The fallacy of social media networking

January 8, 2008 by admin 

fallacy of social media networkingPeople often equate social media sites such as MySpace and Facebook to an untapped land of opportunity for marketing purposes. While there is indeed tremendous opportunity for marketing in the online social arena, the formula for success is commonly approached with misconceptions.

For instance, this recent article on Digital Dealer states,

Probably the biggest, most important technique that successful social marketers use is networking. Networking with the community should be common practice for dealers. There are hundreds of blogs on automotive reviews, consumer auto shopping, OEMs, and vendors, along with other car chatter on the internet to comment on, link to, and network with.

Not to suggest that there isn’t opportunity for networking on social media, but is it really “the biggest, most important technique”? Obviously that is a hypothetical suggestion that is open for debate.

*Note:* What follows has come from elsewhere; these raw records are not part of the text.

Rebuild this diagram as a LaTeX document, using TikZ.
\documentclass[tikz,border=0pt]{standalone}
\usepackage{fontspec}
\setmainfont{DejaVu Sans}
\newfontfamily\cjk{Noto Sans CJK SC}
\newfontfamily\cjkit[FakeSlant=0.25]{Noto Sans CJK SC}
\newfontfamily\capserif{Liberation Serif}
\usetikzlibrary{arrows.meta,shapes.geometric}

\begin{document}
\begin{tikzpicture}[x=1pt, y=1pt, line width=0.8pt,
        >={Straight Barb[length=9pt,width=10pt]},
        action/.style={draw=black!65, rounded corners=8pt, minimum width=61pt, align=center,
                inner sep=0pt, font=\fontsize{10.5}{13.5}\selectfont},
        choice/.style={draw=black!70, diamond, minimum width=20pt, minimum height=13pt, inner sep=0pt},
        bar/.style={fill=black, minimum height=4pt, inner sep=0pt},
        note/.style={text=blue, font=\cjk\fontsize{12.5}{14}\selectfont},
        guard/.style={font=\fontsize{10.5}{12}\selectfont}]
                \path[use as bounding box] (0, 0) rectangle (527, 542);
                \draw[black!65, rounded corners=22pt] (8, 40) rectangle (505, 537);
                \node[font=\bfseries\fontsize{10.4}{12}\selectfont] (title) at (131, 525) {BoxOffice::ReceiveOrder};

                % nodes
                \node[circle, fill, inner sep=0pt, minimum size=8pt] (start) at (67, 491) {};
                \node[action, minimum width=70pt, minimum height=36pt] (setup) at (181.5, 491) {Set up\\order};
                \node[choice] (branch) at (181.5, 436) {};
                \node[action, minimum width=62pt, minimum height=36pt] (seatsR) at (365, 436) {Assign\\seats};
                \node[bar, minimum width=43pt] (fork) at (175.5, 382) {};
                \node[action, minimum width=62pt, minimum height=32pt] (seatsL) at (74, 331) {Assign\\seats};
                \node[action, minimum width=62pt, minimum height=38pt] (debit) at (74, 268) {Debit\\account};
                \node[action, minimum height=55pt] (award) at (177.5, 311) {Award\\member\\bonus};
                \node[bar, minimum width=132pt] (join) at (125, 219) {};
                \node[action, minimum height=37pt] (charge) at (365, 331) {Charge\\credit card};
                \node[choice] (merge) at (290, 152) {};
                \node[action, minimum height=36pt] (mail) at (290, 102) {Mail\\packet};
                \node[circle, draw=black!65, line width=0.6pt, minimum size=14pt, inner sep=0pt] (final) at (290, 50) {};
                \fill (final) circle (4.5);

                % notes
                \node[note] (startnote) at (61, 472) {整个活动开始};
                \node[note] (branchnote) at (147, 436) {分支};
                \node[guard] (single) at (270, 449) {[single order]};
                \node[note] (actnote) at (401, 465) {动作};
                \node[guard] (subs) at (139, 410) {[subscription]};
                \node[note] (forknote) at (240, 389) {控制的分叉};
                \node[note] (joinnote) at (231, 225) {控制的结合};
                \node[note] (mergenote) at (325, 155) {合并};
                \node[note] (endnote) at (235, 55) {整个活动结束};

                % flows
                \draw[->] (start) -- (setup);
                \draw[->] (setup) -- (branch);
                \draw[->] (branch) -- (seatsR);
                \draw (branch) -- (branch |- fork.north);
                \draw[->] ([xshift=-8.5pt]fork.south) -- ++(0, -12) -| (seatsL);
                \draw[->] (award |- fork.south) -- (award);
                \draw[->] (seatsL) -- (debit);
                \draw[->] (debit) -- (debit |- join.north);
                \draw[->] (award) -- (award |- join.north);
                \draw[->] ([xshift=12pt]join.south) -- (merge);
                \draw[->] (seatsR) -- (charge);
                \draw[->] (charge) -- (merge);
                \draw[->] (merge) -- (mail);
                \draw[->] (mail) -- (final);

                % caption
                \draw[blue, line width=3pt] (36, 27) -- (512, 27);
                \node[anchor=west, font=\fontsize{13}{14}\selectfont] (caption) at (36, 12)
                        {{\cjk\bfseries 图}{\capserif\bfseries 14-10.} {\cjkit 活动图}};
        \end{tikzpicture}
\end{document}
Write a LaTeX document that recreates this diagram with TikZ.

I would argue that for the sake of ROI, especially for car dealers because of the nature of the Auto Shopper, that SEO is a more important aspect or benefit with this sort of online brand marketing. To achieve SEO benefits with social media, auto dealers, or any business for that matter, can outsource the work to experts and have professional grade content designed to promote the dealership at the SEO level pumped to their profiles. The formula to accomplish this can be defined, executed, and measured. The dealer could additionally utilize their profile to do some networking but the SEO rewards would essentially be on auto pilot, thus cost-effective.

Think about the time and effort required to benefit at the networking level in social media. If you approach it with automation then you have to design and maintain an effective CRM process custom tailored to each social profile you run. That is time-consuming. Alternatively you could take your networking efforts with an ad-hoc approach, but would this be fruitful numbers-wise? Is it worth spending 20% of your day networking in hopes to pick up an extra sale or two a month?

Networking benefits with social media do exist but they require long-term commitment and vision, two seemingly difficult concepts to apply in automotive retail with high turnover and the weighty emphasis on monthly sales. The SEO rewards however prove more bang for your buck.